→ DATA BLOCK:
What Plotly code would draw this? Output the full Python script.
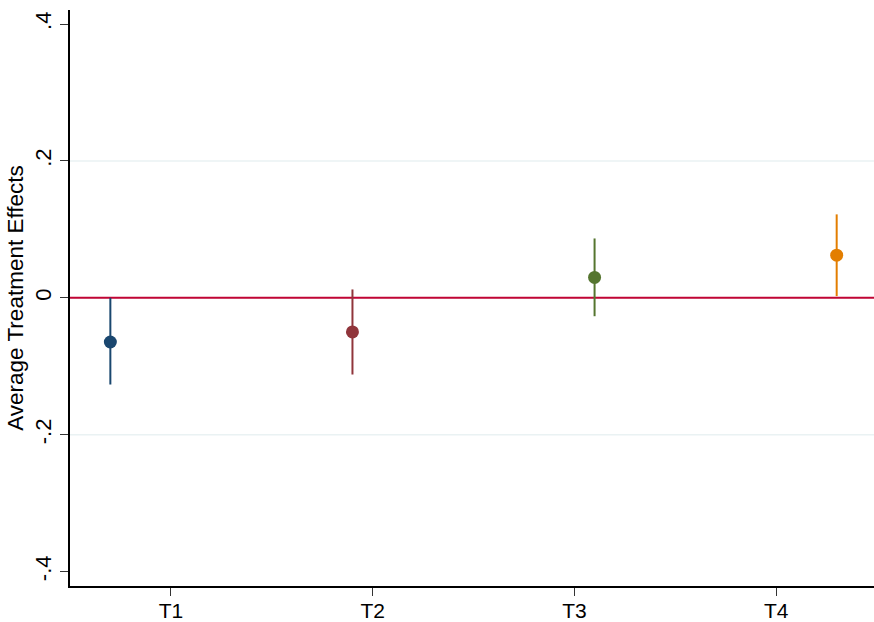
import plotly.graph_objects as go

categories = ["T1", "T2", "T3", "T4"]
tick_positions = [1, 2, 3, 4]
point_positions = [0.7, 1.9, 3.1, 4.3]
estimates = [-0.0645, -0.0497, 0.0298, 0.0624]
ci_upper = [0.0000, 0.0123, 0.0868, 0.1220]
ci_lower = [-0.1266, -0.1120, -0.0268, 0.0025]
colors = ["#1a476f", "#90353b", "#55752f", "#e37e00"]
y_ticks = [-0.4, -0.2, 0, 0.2, 0.4]
y_tick_text = ["-.4", "-.2", "0", ".2", ".4"]
grid_vals = [-0.2, 0, 0.2]
ref_value = 0

FONT = "Liberation Sans, Arial, sans-serif"

fig = go.Figure()

for i in range(len(categories)):
    fig.add_trace(go.Scatter(
        x=[point_positions[i]], y=[estimates[i]], mode="markers",
        marker=dict(color=colors[i], size=13),
        error_y=dict(type="data", symmetric=False,
                     array=[ci_upper[i] - estimates[i]],
                     arrayminus=[estimates[i] - ci_lower[i]],
                     color=colors[i], thickness=2, width=0),
        name=categories[i], showlegend=False,
    ))

# light gridlines at interior ticks only
for g in grid_vals:
    fig.add_shape(type="line", xref="paper", x0=0, x1=1, yref="y", y0=g, y1=g,
                  line=dict(color="#eaf2f3", width=1.5), layer="below")

fig.add_shape(type="line", xref="paper", x0=0, x1=1, yref="y", y0=ref_value, y1=ref_value,
              line=dict(color="#c10534", width=2), layer="below")

yr = [-0.421, 0.4206]
fig.update_layout(
    width=874, height=622,
    margin=dict(l=70, r=0, t=10, b=36),
    plot_bgcolor="white", paper_bgcolor="white",
    font=dict(family=FONT, size=22, color="black"),
    xaxis=dict(range=[0.5, 4.485], tickvals=tick_positions, ticktext=categories,
               showgrid=False, zeroline=False, showline=True, linecolor="black", linewidth=1.5,
               ticks="outside", ticklen=8, tickcolor="#333333", tickwidth=1.2,
               tickfont=dict(size=21), automargin=False, ticklabelstandoff=-3),
    yaxis=dict(range=yr, tickvals=y_ticks, ticktext=y_tick_text, tickangle=-90,
               showgrid=False, zeroline=False, showline=True, linecolor="black", linewidth=1.5,
               ticks="outside", ticklen=8, tickcolor="#333333", tickwidth=1.2,
               tickfont=dict(size=22), automargin=False,
               title=dict(text="Average Treatment Effects", font=dict(size=22.5), standoff=2)),
)

fig.write_html("out.html")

→ EXERCISE BRIEF: Ignore the images and quote every line of the listing exactly.

→ RESULT OF THE TASK:
What Plotly code would draw this? Output the full Python script.
import plotly.graph_objects as go

categories = ["T1", "T2", "T3", "T4"]
tick_positions = [1, 2, 3, 4]
point_positions = [0.7, 1.9, 3.1, 4.3]
estimates = [-0.0645, -0.0497, 0.0298, 0.0624]
ci_upper = [0.0000, 0.0123, 0.0868, 0.1220]
ci_lower = [-0.1266, -0.1120, -0.0268, 0.0025]
colors = ["#1a476f", "#90353b", "#55752f", "#e37e00"]
y_ticks = [-0.4, -0.2, 0, 0.2, 0.4]
y_tick_text = ["-.4", "-.2", "0", ".2", ".4"]
grid_vals = [-0.2, 0, 0.2]
ref_value = 0

FONT = "Liberation Sans, Arial, sans-serif"

fig = go.Figure()

for i in range(len(categories)):
    fig.add_trace(go.Scatter(
        x=[point_positions[i]], y=[estimates[i]], mode="markers",
        marker=dict(color=colors[i], size=13),
        error_y=dict(type="data", symmetric=False,
                     array=[ci_upper[i] - estimates[i]],
                     arrayminus=[estimates[i] - ci_lower[i]],
                     color=colors[i], thickness=2, width=0),
        name=categories[i], showlegend=False,
    ))

# light gridlines at interior ticks only
for g in grid_vals:
    fig.add_shape(type="line", xref="paper", x0=0, x1=1, yref="y", y0=g, y1=g,
                  line=dict(color="#eaf2f3", width=1.5), layer="below")

fig.add_shape(type="line", xref="paper", x0=0, x1=1, yref="y", y0=ref_value, y1=ref_value,
              line=dict(color="#c10534", width=2), layer="below")

yr = [-0.421, 0.4206]
fig.update_layout(
    width=874, height=622,
    margin=dict(l=70, r=0, t=10, b=36),
    plot_bgcolor="white", paper_bgcolor="white",
    font=dict(family=FONT, size=22, color="black"),
    xaxis=dict(range=[0.5, 4.485], tickvals=tick_positions, ticktext=categories,
               showgrid=False, zeroline=False, showline=True, linecolor="black", linewidth=1.5,
               ticks="outside", ticklen=8, tickcolor="#333333", tickwidth=1.2,
               tickfont=dict(size=21), automargin=False, ticklabelstandoff=-3),
    yaxis=dict(range=yr, tickvals=y_ticks, ticktext=y_tick_text, tickangle=-90,
               showgrid=False, zeroline=False, showline=True, linecolor="black", linewidth=1.5,
               ticks="outside", ticklen=8, tickcolor="#333333", tickwidth=1.2,
               tickfont=dict(size=22), automargin=False,
               title=dict(text="Average Treatment Effects", font=dict(size=22.5), standoff=2)),
)

fig.write_html("out.html")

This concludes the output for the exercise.